Every year there is one in the crowd who recognizes ALL of my tools and practically bursts at the seams to impart their knowledge to the entire class.  (These children are occasionally sons or daughters of someone in the medical field but more often the child is a wonderfully inquisitive smarty-pants who has taken hundreds of blood pressures on siblings, parents, dolls, and/or the family dog with his /her Fisher-Price medical kit…)
























Listening to those little lub-dubs is one of the greatest joys of my occupation. What a privilege to share moments of discovery with a curious child. 

Wednesday, October 8, 2014

NERIKOMI


Clearly I am sheltered in my little antiseptic world. I had no idea people were using rolling pins in the building for reasons other than pies… 

This week in the far end of Middle School, our resourceful art teacher was directing a pottery class for eighth grade girls.  The clay in their imaginative hands was forged by nerikomi method, the art of combining two low fire clays. 


This creative process is no small undertaking.  It began when our sister school discarded some dried-up old white clay. The undertaking progressed when local potter Royce Yoder shared the white clay with aforementioned art teacher Mrs. Keppley and taught her this unique method.  For people like me who try to eschew manual labor, the “method” these enterprising folks used sounds perfectly and horribly exhausting.  It involved a physical workout of slab cutting, clay stacking (the old white with the newer more user-friendly red earthenware) adding water, and slamming around some unwieldy 25 pound cubes of this newly combined material to attain a workable united medium. (Strenuous work, but it sounds like a constructive way to release angst, no?)

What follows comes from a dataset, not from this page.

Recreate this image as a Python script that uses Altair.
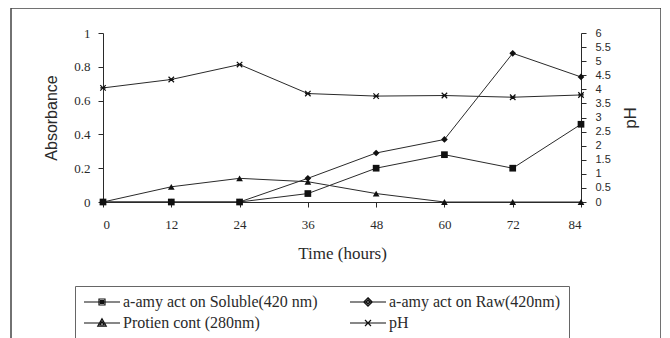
import altair as alt
import pandas as pd

hours = [0, 12, 24, 36, 48, 60, 72, 84]
soluble = [0, 0, 0, 0.05, 0.2, 0.28, 0.2, 0.46]
raw = [0, 0, 0, 0.14, 0.29, 0.37, 0.88, 0.74]
protein = [0, 0.09, 0.14, 0.12, 0.05, 0, 0, 0]
ph = [4.05, 4.35, 4.88, 3.85, 3.76, 3.78, 3.72, 3.8]

names = ["a-amy act on Soluble(420 nm)", "a-amy act on Raw(420nm)",
         "Protien cont (280nm)", "pH"]
abs_ticks = [0, 0.2, 0.4, 0.6, 0.8, 1]
ph_ticks = [0, 0.5, 1, 1.5, 2, 2.5, 3, 3.5, 4, 4.5, 5, 5.5, 6]

rows = []
for name, vals in zip(names[:3], [soluble, raw, protein]):
    for h, v in zip(hours, vals):
        rows.append({"hours": h, "value": v, "series": name})
abs_df = pd.DataFrame(rows)
ph_df = pd.DataFrame({"hours": hours, "ph": ph, "series": "pH"})

SERIF = "Liberation Serif"
SANS = "Liberation Sans"
INK = "#2a2a2a"
XPATH = "M-1,-1L1,1M-1,1L1,-1M-1,0L1,0"

x_enc = alt.X("hours:Q", scale=alt.Scale(domain=[0, 84], nice=False),
              axis=alt.Axis(values=hours, title="Time (hours)", labelFont=SERIF,
                            labelFontSize=13, labelPadding=11, tickSize=5,
                            titleFont=SERIF, titleFontSize=17, titleFontWeight="normal",
                            titlePadding=14, grid=False))

y_abs = alt.Y("value:Q", scale=alt.Scale(domain=[0, 1], nice=False),
              axis=alt.Axis(values=abs_ticks, format="~g", title="Absorbance",
                            labelFont=SERIF, labelFontSize=13, labelPadding=8,
                            tickSize=5, titleFont=SANS, titleFontSize=16,
                            titleFontWeight="normal", titlePadding=14, grid=False))

abs_lines = alt.Chart(abs_df).mark_line(color=INK, strokeWidth=1).encode(
    x=x_enc, y=y_abs, detail="series:N")
abs_points = alt.Chart(abs_df).mark_point(filled=True, color="#111", size=45, opacity=1).encode(
    x=x_enc, y=y_abs,
    shape=alt.Shape("series:N", scale=alt.Scale(domain=names[:3],
                    range=["square", "diamond", "triangle-up"]), legend=None))
abs_layer = alt.layer(abs_lines, abs_points)

y_ph = alt.Y("ph:Q", scale=alt.Scale(domain=[0, 6], nice=False),
             axis=alt.Axis(values=ph_ticks, format="~g", title="pH", orient="right",
                           labelFont=SANS, labelFontSize=11, labelPadding=9,
                           tickSize=5, titleFont=SANS, titleFontSize=17,
                           titleFontWeight="normal", titleAngle=270, titlePadding=29,
                           grid=False))
ph_line = alt.Chart(ph_df).mark_line(color=INK, strokeWidth=1).encode(x=x_enc, y=y_ph)
ph_points = alt.Chart(ph_df).mark_point(shape=XPATH, color="#111", size=30,
                                        strokeWidth=1.2, opacity=1).encode(x=x_enc, y=y_ph)
ph_layer = alt.layer(ph_line, ph_points)

leg_paths = [
    "M-1.4,0H5.8M1.6,-0.6H2.8V0.6H1.6ZM1.9,-0.3H2.5V0.3H1.9ZM2.05,-0.1H2.35V0.1H2.05Z",
    "M-1.4,0H5.8M2.2,-0.85L3.05,0L2.2,0.85L1.35,0ZM2.2,-0.45L2.65,0L2.2,0.45L1.75,0Z",
    "M-1.4,0H5.8M2.2,-0.85L3.05,0.65L1.35,0.65ZM2.2,-0.3L2.6,0.4L1.8,0.4Z",
    "M-1.4,0H5.8M1.6,-0.6L2.8,0.6M1.6,0.6L2.8,-0.6",
]
legend_layer = alt.Chart(abs_df).transform_filter("false").mark_point(
    filled=False, color="#111", strokeWidth=1.2, opacity=1).encode(
    shape=alt.Shape("series:N", scale=alt.Scale(domain=names, range=leg_paths),
                    legend=alt.Legend(orient="none", legendX=-28, legendY=253,
                                      columns=2, direction="horizontal",
                                      gridAlign="all", title=None,
                                      strokeColor="#666", padding=8,
                                      labelFont=SERIF, labelFontSize=16,
                                      labelColor=INK, labelOffset=24, labelLimit=0,
                                      columnPadding=29, rowPadding=5,
                                      symbolSize=100, symbolStrokeColor="#111",
                                      symbolStrokeWidth=1.2, symbolOpacity=1)))

frame = alt.Chart(alt.Data(values=[{"a": 1}])).mark_rect(
    fill=None, stroke="#444", strokeWidth=1.5).encode(
    x=alt.value(-92), x2=alt.value(558), y=alt.value(-25), y2=alt.value(340))

chart = alt.layer(frame, abs_layer, ph_layer, legend_layer).resolve_scale(
    y="independent", shape="independent").properties(
    width=478, height=169,
    padding={"left": 95, "top": 25, "right": 80, "bottom": 138},
    autosize=alt.AutoSizeParams(type="none"),
).configure_view(stroke=None).configure_axis(
    domainColor=INK, tickColor=INK, labelColor=INK, titleColor=INK)

chart.save("out.html", embed_options={"renderer": "svg", "actions": False})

The slabs were ready to go and our students were hard at work in all stages of marbleized slab pot formation when I stopped by to see what was happening. 



Several girls were industriously rolling out clay, some imprinting their soft earthenware clay with freshly picked maple leaves.  

Others (somewhat entertainingly) were visibly suffering with rolling pins in hand. Sydney, for one, was attempting to flatten a particularly thick and stubborn slab of clay. Undaunted, she fought with that clay for the entire length of my visit.  The tenacious clay was not easily beaten into submission and Sydney’s biceps will likely be painfully recalling her efforts tomorrow. 

Olivia’s pot was fabulously adorned, having been transformed through the pressing of actual lace onto her clay.





Amy and Shaina’s pots sported smooth straight walls. 









All of the pots will twice be glazed and sent into the kiln for firing.





As a school nurse who has never managed to coerce a recognizable shape from a canister of malleable Play-Dough, watching these young artists and their teacher was a wonderfully enlightening ten minute diversion from Band-Aid application.